Steeds meer Amerikanen hebben alleen nog maar een mobiele telefoon en zeggen hun vaste lijn thuis op. Mobiele nummers staan niet in een telefoonboek en dus is deze hele groep Amerikanen onbereikbaar geworden voor de opiniepeilers. Als de peilers al aan lijsten van mobiele nummers kunnen komen moeten ze zich houden aan regels en beperkingen. De beller mag namelijk nooit betalen voor een telefoontje van opiniepeilers, en gebeld worden kost voor vrijwel alle Amerikanen met een mobiele telefoon geld. Ook mogen belcomputers niet naar mobiele telefoons bellen van de Federal Communications Commission, die de regels heeft opgesteld. Een bijkomend probleem is de invoering van nummerbehoud, zodat sinds kort ook telefoonnummers die vroeger duidelijk aan een vaste lijn behoorden nu voor een mobiele telefoon kunnen worden gebruikt. De boetes op het onreglementair bellen van mobiele telefoonnummers door peilingbureaus zijn minstens 500 dollar per incident.

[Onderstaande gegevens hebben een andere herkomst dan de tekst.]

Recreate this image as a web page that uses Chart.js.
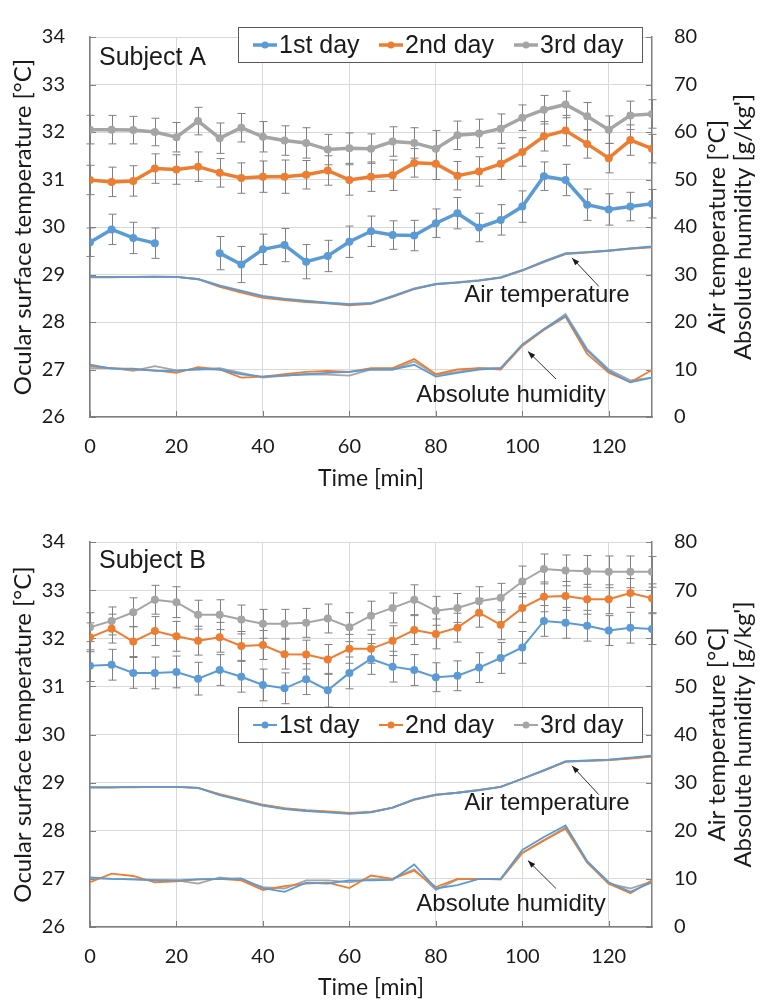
<!DOCTYPE html>
<html>
<head>
<meta charset="utf-8">
<script src="https://cdn.jsdelivr.net/npm/chart.js@4.4.0/dist/chart.umd.min.js"></script>
<style>
  body { margin: 0; background: #fff; }
  canvas { position: absolute; left: 0; }
  #chartA { top: 0; }
  #chartB { top: 505px; }
</style>
</head>
<body>
<canvas id="chartA" width="765" height="500"></canvas>
<canvas id="chartB" width="765" height="500"></canvas>
<script>
// time axis [min]
var times = [0,5,10,15,20,25,30,35,40,45,50,55,60,65,70,75,80,85,90,95,100,105,110,115,120,125,130];
var dayLabels = ["1st day", "2nd day", "3rd day"];
var dayColors = ["#5B9BD5", "#ED7D31", "#A5A5A5"];

// Subject A - ocular surface temperature [°C] and SD
var ocularA1 = [29.68,29.95,29.77,29.66,null,null,29.45,29.21,29.53,29.62,29.27,29.39,29.69,29.91,29.83,29.82,30.08,30.29,29.99,30.15,30.43,31.07,30.99,30.47,30.37,30.43,30.49];
var ocularA2 = [30.99,30.95,30.97,31.23,31.21,31.27,31.14,31.03,31.06,31.06,31.10,31.19,30.99,31.06,31.09,31.35,31.33,31.08,31.17,31.33,31.58,31.91,32.03,31.75,31.45,31.83,31.65];
var ocularA3 = [32.05,32.05,32.04,32.00,31.89,32.23,31.87,32.09,31.90,31.82,31.77,31.63,31.66,31.65,31.80,31.77,31.65,31.93,31.97,32.07,32.30,32.47,32.58,32.33,32.05,32.35,32.38];
var errA1 = [0.30,0.32,0.33,0.32,null,null,0.35,0.38,0.32,0.35,0.36,0.33,0.33,0.32,0.30,0.32,0.30,0.33,0.30,0.32,0.33,0.30,0.33,0.33,0.33,0.30,0.30];
var errA2 = [0.31,0.31,0.32,0.31,0.31,0.31,0.30,0.32,0.33,0.35,0.30,0.31,0.32,0.31,0.32,0.30,0.33,0.30,0.31,0.33,0.30,0.31,0.32,0.30,0.31,0.32,0.30];
var errA3 = [0.30,0.30,0.29,0.29,0.31,0.29,0.32,0.30,0.32,0.31,0.32,0.32,0.32,0.31,0.31,0.32,0.38,0.30,0.30,0.31,0.27,0.30,0.28,0.29,0.29,0.30,0.30];

// Subject A - air temperature [°C] and absolute humidity [g/kg']
var airA1 = [29.5,29.5,29.5,29.5,29.5,29.0,27.6,26.5,25.4,24.8,24.4,24.0,23.7,23.9,25.4,27.0,28.0,28.3,28.7,29.4,30.9,32.7,34.4,34.7,35.0,35.5,35.9];
var airA2 = [29.4,29.4,29.5,29.5,29.5,29.0,27.4,26.2,25.1,24.6,24.2,23.9,23.5,23.8,25.3,26.9,27.9,28.3,28.7,29.3,30.8,32.6,34.3,34.6,35.0,35.4,35.7];
var airA3 = [29.5,29.5,29.5,29.6,29.5,29.1,27.7,26.6,25.5,24.9,24.5,24.1,23.8,24.0,25.5,27.1,28.0,28.4,28.8,29.4,30.9,32.8,34.5,34.7,35.1,35.5,35.8];
var humA1 = [11.0,10.2,10.2,9.7,9.7,10.1,10.0,9.0,8.5,8.7,9.0,9.3,9.5,10.0,10.0,11.0,8.5,9.3,10.0,10.3,15.3,18.5,21.3,14.0,9.7,7.3,8.3];
var humA2 = [10.7,10.3,10.0,9.8,9.3,10.5,10.0,8.3,8.5,9.0,9.5,9.7,9.5,10.3,10.3,12.2,9.0,10.0,10.3,10.0,15.0,18.3,21.1,13.3,9.3,7.3,9.9];
var humA3 = [10.3,10.3,9.7,10.7,9.8,10.0,10.3,9.3,8.3,8.7,9.0,8.9,8.7,10.0,10.0,11.7,8.9,9.5,10.3,10.3,15.0,18.5,21.7,14.3,10.0,7.7,8.3];

// Subject B - ocular surface temperature [°C] and SD
var ocularB1 = [31.43,31.45,31.28,31.28,31.30,31.16,31.34,31.20,31.03,30.96,31.15,30.92,31.28,31.57,31.41,31.34,31.19,31.22,31.39,31.59,31.81,32.36,32.32,32.26,32.16,32.22,32.19];
var ocularB2 = [32.02,32.20,31.93,32.15,32.04,31.95,32.02,31.84,31.86,31.67,31.66,31.56,31.78,31.78,31.95,32.17,32.09,32.22,32.53,32.28,32.63,32.86,32.88,32.81,32.81,32.94,32.83];
var ocularB3 = [32.23,32.36,32.54,32.80,32.75,32.49,32.49,32.39,32.30,32.30,32.32,32.41,32.23,32.47,32.63,32.80,32.57,32.63,32.77,32.84,33.18,33.44,33.41,33.39,33.38,33.38,33.38];
var errB1 = [0.33,0.32,0.32,0.33,0.33,0.34,0.32,0.32,0.33,0.32,0.32,0.35,0.33,0.32,0.32,0.32,0.30,0.31,0.31,0.32,0.33,0.32,0.32,0.32,0.31,0.32,0.32];
var errB2 = [0.30,0.30,0.31,0.30,0.31,0.30,0.31,0.30,0.30,0.31,0.30,0.31,0.30,0.30,0.31,0.30,0.31,0.30,0.30,0.31,0.30,0.31,0.30,0.31,0.30,0.30,0.30];
var errB3 = [0.30,0.29,0.30,0.30,0.32,0.30,0.31,0.30,0.30,0.30,0.30,0.30,0.30,0.30,0.31,0.31,0.30,0.30,0.30,0.30,0.32,0.31,0.32,0.33,0.33,0.33,0.32];

// Subject B - air temperature [°C] and absolute humidity [g/kg']
var airB1 = [29.0,29.0,29.1,29.1,29.1,28.9,27.4,26.3,25.2,24.5,24.1,23.8,23.5,23.8,24.8,26.5,27.5,27.9,28.4,29.1,30.8,32.6,34.4,34.6,34.8,35.2,35.6];
var airB2 = [29.0,29.0,29.0,29.1,29.1,28.9,27.6,26.5,25.4,24.7,24.3,24.0,23.7,23.9,24.8,26.4,27.4,27.9,28.5,29.1,30.8,32.5,34.3,34.5,34.7,35.0,35.4];
var airB3 = [29.0,29.0,29.1,29.1,29.1,28.9,27.5,26.4,25.3,24.6,24.2,23.9,23.6,23.9,24.8,26.5,27.5,27.9,28.5,29.1,30.8,32.5,34.4,34.5,34.7,35.1,35.5];
var humB1 = [10.3,10.0,9.9,9.7,9.7,9.9,10.0,10.1,8.1,7.3,9.2,9.0,9.7,9.7,9.8,13.0,8.0,8.7,10.0,10.0,16.0,18.7,21.1,13.7,9.3,7.3,9.3];
var humB2 = [9.3,11.1,10.6,9.3,9.5,9.9,10.0,9.7,7.7,8.5,9.0,9.2,8.1,10.7,10.0,11.7,8.3,10.0,10.0,9.9,15.4,18.0,20.4,13.4,9.0,7.0,9.7];
var humB3 = [10.1,10.0,9.9,9.8,9.7,9.0,10.3,9.8,8.3,8.0,9.7,9.7,9.3,9.9,10.0,12.0,7.7,9.9,10.0,9.9,15.4,18.0,20.7,13.4,9.0,8.0,9.5];

var tickFont = "Lato";
var textFont = "'Liberation Sans', Arial, sans-serif";

function pts(vals) {
    return times.map(function(t, i) { return {x: t, y: vals[i]}; });
}

function makeChart(id, s) {
    var ctxEl = document.getElementById(id);
    var datasets = [];
    var ocular = [s.ocular1, s.ocular2, s.ocular3];
    for (var i = 0; i < 3; i++) {
        datasets.push({
            label: dayLabels[i], data: pts(ocular[i]), yAxisID: "y",
            borderColor: dayColors[i], backgroundColor: dayColors[i],
            borderWidth: s.lineWidth, pointRadius: 4, pointBorderWidth: 0,
            tension: 0, spanGaps: false
        });
    }
    var env = [s.air1, s.air2, s.air3, s.hum1, s.hum2, s.hum3];
    for (var j = 0; j < env.length; j++) {
        datasets.push({
            label: "env" + j, data: pts(env[j]), yAxisID: "y1",
            borderColor: dayColors[j % 3], borderWidth: 1.8,
            pointRadius: 0, tension: 0
        });
    }
    var errs = [s.err1, s.err2, s.err3];

    // error bars, legend, labels and arrows
    var extras = {
        id: "extras",
        beforeDatasetsDraw: function(chart) {
            var c = chart.ctx, xs = chart.scales.x, ys = chart.scales.y;
            c.save();
            c.strokeStyle = "#808080";
            c.lineWidth = 1;
            for (var k = 0; k < 3; k++) {
                for (var n = 0; n < times.length; n++) {
                    var v = ocular[k][n], e = errs[k][n];
                    if (v === null || e === null) continue;
                    var px = Math.round(xs.getPixelForValue(times[n])) + 0.5;
                    var y1 = ys.getPixelForValue(v + e), y2 = ys.getPixelForValue(v - e);
                    c.beginPath();
                    c.moveTo(px, y1); c.lineTo(px, y2);
                    c.moveTo(px - 4, y1); c.lineTo(px + 4, y1);
                    c.moveTo(px - 4, y2); c.lineTo(px + 4, y2);
                    c.stroke();
                }
            }
            // inner tick marks
            var a = chart.chartArea;
            c.strokeStyle = "#7f7f7f";
            c.beginPath();
            xs.ticks.forEach(function(t) {
                var px = Math.round(xs.getPixelForValue(t.value)) + 0.5;
                c.moveTo(px, a.bottom); c.lineTo(px, a.bottom - 6);
            });
            ys.ticks.forEach(function(t) {
                var py = Math.round(ys.getPixelForValue(t.value)) + 0.5;
                c.moveTo(a.left, py); c.lineTo(a.left + 6, py);
            });
            chart.scales.y1.ticks.forEach(function(t) {
                var py = Math.round(chart.scales.y1.getPixelForValue(t.value)) + 0.5;
                c.moveTo(a.right, py); c.lineTo(a.right - 6, py);
            });
            c.stroke();
            c.restore();
        },
        afterDraw: function(chart) {
            var c = chart.ctx, xs = chart.scales.x, yr = chart.scales.y1, a = chart.chartArea;
            c.save();
            // subject label
            c.fillStyle = "#1a1a1a";
            c.font = "25px " + textFont;
            c.textBaseline = "middle";
            c.textAlign = "left";
            c.fillText(s.subject, a.left + 9, a.top + s.subjectDy);

            // legend box
            var ly = s.legendY;
            c.strokeStyle = "#595959";
            c.lineWidth = 1;
            c.fillStyle = "#fff";
            c.fillRect(238, ly, 404, 35);
            c.strokeRect(238.5, ly + 0.5, 404, 35);
            var lx = [253, 379, 514];
            for (var k = 0; k < 3; k++) {
                var cy = ly + 18;
                c.strokeStyle = dayColors[k];
                c.lineWidth = s.lineWidth;
                c.beginPath(); c.moveTo(lx[k], cy); c.lineTo(lx[k] + 24, cy); c.stroke();
                c.fillStyle = dayColors[k];
                c.beginPath(); c.arc(lx[k] + 12, cy, 3.5, 0, Math.PI * 2); c.fill();
                c.fillStyle = "#1a1a1a";
                c.font = "25px " + textFont;
                c.fillText(dayLabels[k], lx[k] + 26, cy + 1);
            }

            // annotations with arrows
            c.textAlign = "center";
            c.fillStyle = "#1a1a1a";
            c.font = "24px " + textFont;
            c.fillText("Air temperature", xs.getPixelForValue(105.7), yr.getPixelForValue(25.7));
            c.fillText("Absolute humidity", xs.getPixelForValue(97.4), yr.getPixelForValue(4.6));
            function arrow(t0, v0, t1, v1) {
                var x0 = xs.getPixelForValue(t0), y0 = yr.getPixelForValue(v0);
                var x1 = xs.getPixelForValue(t1), y1 = yr.getPixelForValue(v1);
                var ang = Math.atan2(y1 - y0, x1 - x0);
                c.strokeStyle = "#1a1a1a";
                c.lineWidth = 0.9;
                c.beginPath(); c.moveTo(x0, y0); c.lineTo(x1, y1); c.stroke();
                c.beginPath();
                c.moveTo(x1, y1);
                c.lineTo(x1 - 8 * Math.cos(ang - 0.35), y1 - 8 * Math.sin(ang - 0.35));
                c.lineTo(x1 - 8 * Math.cos(ang + 0.35), y1 - 8 * Math.sin(ang + 0.35));
                c.closePath();
                c.fillStyle = "#1a1a1a";
                c.fill();
            }
            arrow(117.7, 27.5, 111.5, 33.5);
            arrow(107.8, 8.0, 101.3, 13.8);

            // right axis titles (reading upwards)
            var midY = (a.top + a.bottom) / 2;
            c.font = "24px " + tickFont;
            c.fillStyle = "#1a1a1a";
            c.translate(717, midY);
            c.rotate(-Math.PI / 2);
            c.fillText("Air temperature [°C]", 0, 0);
            c.fillText("Absolute humidity [g/kg']", 0, 26);
            c.restore();
        }
    };

    return new Chart(ctxEl, {
        type: "line",
        data: { datasets: datasets },
        options: {
            responsive: false,
            animation: false,
            layout: { padding: { top: s.padTop, left: 0, right: 0, bottom: 0 } },
            plugins: { legend: { display: false }, tooltip: { enabled: false } },
            scales: {
                x: {
                    type: "linear", min: 0, max: 130,
                    afterFit: function(sc) { sc.height = 500 - s.plotBottom; },
                    ticks: { stepSize: 20, includeBounds: false, padding: 18, color: "#1a1a1a",
                             font: { family: tickFont, size: 20 } },
                    grid: { color: "#d9d9d9", drawTicks: false },
                    border: { color: "#7f7f7f", width: 1.5 },
                    title: { display: true, text: "Time [min]", color: "#1a1a1a",
                             font: { family: tickFont, size: 23 }, padding: { top: 0, bottom: s.titlePadX } }
                },
                y: {
                    position: "left", min: 26, max: 34,
                    afterFit: function(sc) { sc.width = 90; },
                    ticks: { stepSize: 1, padding: 25, color: "#1a1a1a",
                             font: { family: tickFont, size: 20 } },
                    grid: { color: "#d9d9d9", drawTicks: false },
                    border: { color: "#7f7f7f", width: 1.5 },
                    title: { display: true, text: "Ocular surface temperature [°C]", color: "#1a1a1a",
                             font: { family: tickFont, size: 24 }, padding: { top: 9, bottom: 0 } }
                },
                y1: {
                    position: "right", min: 0, max: 80,
                    afterFit: function(sc) { sc.width = 113; },
                    ticks: { stepSize: 10, padding: 22, color: "#1a1a1a",
                             font: { family: tickFont, size: 20 } },
                    grid: { drawOnChartArea: false, drawTicks: false },
                    border: { color: "#7f7f7f", width: 1.5 }
                }
            }
        },
        plugins: [extras]
    });
}

makeChart("chartA", {
    subject: "Subject A", subjectDy: 21, legendY: 27, lineWidth: 3.5,
    padTop: 18, plotBottom: 417, titlePadX: 8,
    ocular1: ocularA1, ocular2: ocularA2, ocular3: ocularA3,
    err1: errA1, err2: errA2, err3: errA3,
    air1: airA1, air2: airA2, air3: airA3,
    hum1: humA1, hum2: humA2, hum3: humA3
});

makeChart("chartB", {
    subject: "Subject B", subjectDy: 19, legendY: 202, lineWidth: 2,
    padTop: 24, plotBottom: 422, titlePadX: 4,
    ocular1: ocularB1, ocular2: ocularB2, ocular3: ocularB3,
    err1: errB1, err2: errB2, err3: errB3,
    air1: airB1, air2: airB2, air3: airB3,
    hum1: humB1, hum2: humB2, hum3: humB3
});
</script>
</body>
</html>
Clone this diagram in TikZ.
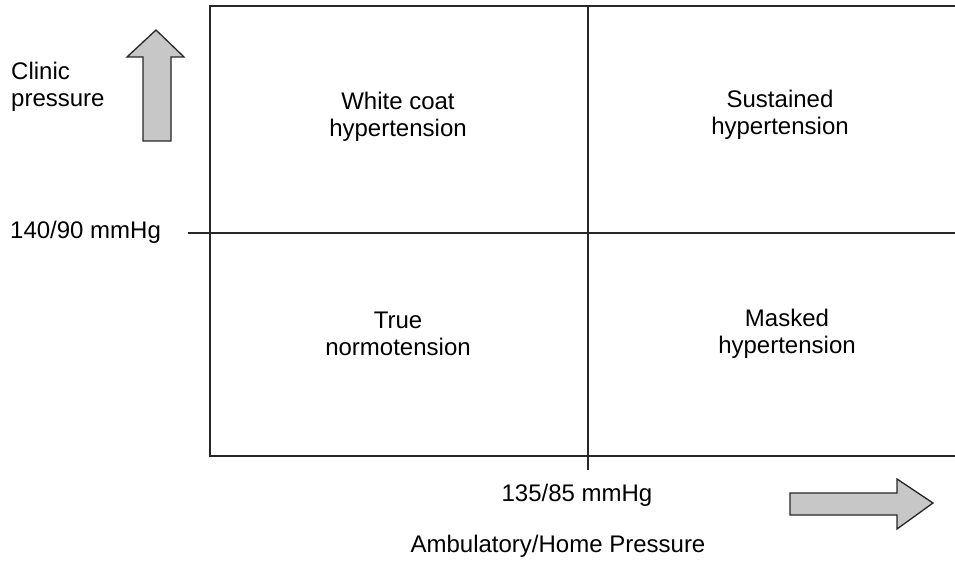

Zouden dat misschien verklaringen zijn waarom de rechttoe-rechtaan-voorverkiezingen in New Hampshire zulke verschillende resultaten geven in de opiniepeilingen? Vrijwel dagelijks worden er een stuk of zes peilingen gepubliceerd die soms dicht bij elkaar in de buurt liggen en vaak ook niet. Elke zichzelf respecterende landelijke krant, tv-zender, opiniepeiler en lokale krant houdt inmiddels een eigen peiling. Vaak zijn dat tracking polls, die een schijn van zekerheid geven. De uitkomsten van tracking polls zijn namelijk de uitslagen van eigen peilingen over een dag of drie, waarbij de oudste peiling steeds wordt vervangen door de jongste. Maar ondanks die vermeende nauwkeurigheid laten twee peilingen van afgelopen vrijdag (die vandaag natuurlijk al weer helemaal achterhaald zijn) de volgende verschillen zien:
Volgens de peiling van Zogby leidt John Kerry met 31 procent, gevolgd door Howard Dean met 22 procent (Dean wil maar niet imploderen). Daarna Wesley Clark met een stabiele 14 procent. Tegelijkertijd komt de American Research Group die het einde van Dean aankondigt: Kerry (31%), Clark (20) en dan pas Dean met 18 procent en John Edwards op 13. Recentere peilingen laten Edwards alweer op plaats twee zien.

De grote vraag is: wat heeft de kiezer aan al deze elkaar tegensprekende cijfers? Het nut voor de media is duidelijk, want de kolommen zijn zo snel gevuld en kan er gesproken worden over momentum, koplopers en verliezers. Maar wat schiet de kiezer er mee op? Aan peilingen die alle kanten opschieten hebben zij niets. De cijfers zouden in het ergste geval de verkiezingsuitslag kunnen beïnvloeden. Maar de kans is nihil dat het in de VS komt tot een verbod op opiniepeilingen vlak voor de verkiezingen. Er zit niets anders op dan elke peiling met het nodige wantrouwen te bekijken.